Esto acontece cuando hay un Pacto, un acuerdo para vivir en los
caminos y atributos que compartimos con Aquel que nos da la vida para hacerla
significativa. Lo que hace significativa la vida es precisamente la identidad
que Dios nos da, comenzando con nuestros Patriarcas: “Y Él dijo, 'Yo soy el
Dios de tu padre, el Dios de Abraham, el Dios de Isaac, y el Dios de Jacob'.”
(3:6).
Este es también el punto de partida para conocer al
Creador como el Eterno que es: “El Eterno dijo a Moisés, 'Yo seré lo que Yo
seré', y Él dijo, 'Para que tú les digas a los hijos de Israel, “Yo seré” me ha
enviado a vosotros'. (…) este es Mi Nombre para siempre, y este es mi
recordatorio para todas las generaciones.” (3:14-15) porque nuestro nexo con Él
ha sido, es y será siempre.
Este Pacto eterno es fundamental para asimilar
nuestra identidad judía más allá de tiempo y espacio. Nuestra vida en el mundo
material no circunscribe o limita nuestra relación con Dios. Después de todo,
nuestro tránsito en este plano físico se limita a espacio y tiempo como un
exilio fuera del infinito Amor de Dios. Este Amor nos hace trascender barreras,
limitaciones y restricciones (en hebreo Egipto significa “restricciones”) de
las fantasías e ilusiones derivadas de los deseos negativos de ego,
representados por el faraón:
“Y Yo sé que el rey de Egipto no te dará permiso
para ir, excepto mediante una mano poderosa.” (3:19).

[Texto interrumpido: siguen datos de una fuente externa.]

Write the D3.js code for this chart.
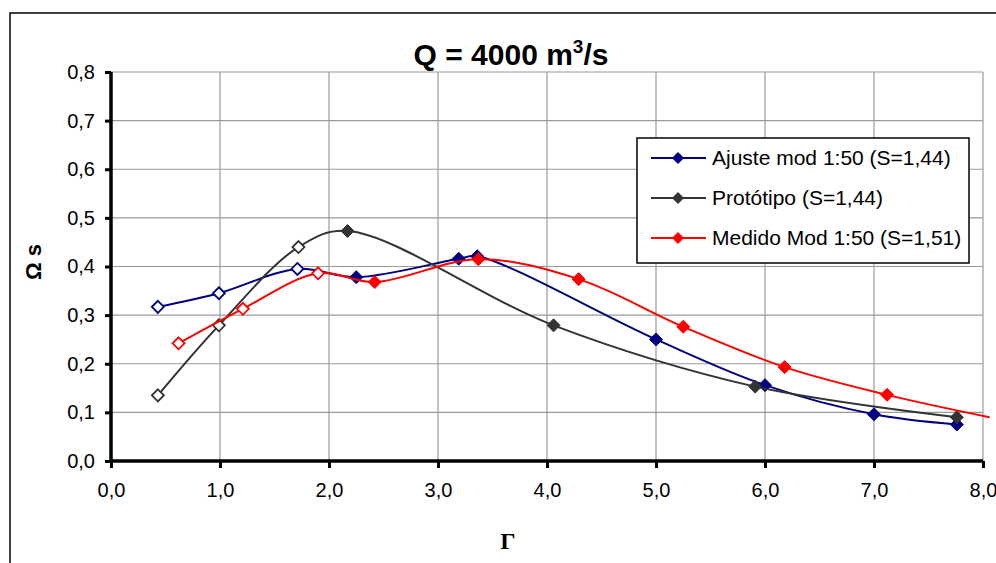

Cuando nuestro Amor alcanza
el Amor de Dios, Él nos libera del cautiverio de los aspectos negativos de la
conciencia (de esto trata parte de nuestro comentario sobre la parshat Shemot:
“Despertando a la Conciencia del Amor de Dios” del 19 de diciembre de 2010 en
este blog).
Necesitamos a Moisés como nuestro máximo
conocimiento del Creador y Su Amor para encender el fuego que elimina las
ilusiones que nos hacen creer y sentir que estamos separados de Él. Moisés
también sabe que el mayor conocimiento de Dios no siempre es el medio para
liberarnos de nuestras propias tinieblas: “y él [Moisés] dijo: 'Oh Eterno, te
suplico que Tú envíes, por la mano de él, a quien Tú enviarás'.” (4:13).
Nuestros
Sabios explican que en este versículo Moisés se refiere al rey Mesías, mediante
quien la Redención Final será revelada. Esto quiere decir que, además de poseer
el máximo conocimiento del Amor de Dios, tendremos que manifestarlo mediante
nuestro propio Amor. Lo realizamos siendo y haciendo los modos y atributos de
Amor en todos los aspectos y dimensiones de la vida. El Rey Mesías es quien
conduce todos los niveles de la conciencia en los modos y atributos de Amor.
De esto se trata la conciencia mesiánica: Redención
total y completa de las ilusiones negativas e innecesarias del mundo material.
Una conciencia en la que único interés humano sea el conocimiento del Creador y
Su Amor:
“Porque la Tierra estará llena del conocimiento de la gloria del
Eterno, como las aguas llenan el mar.” (Habacuc 2:14).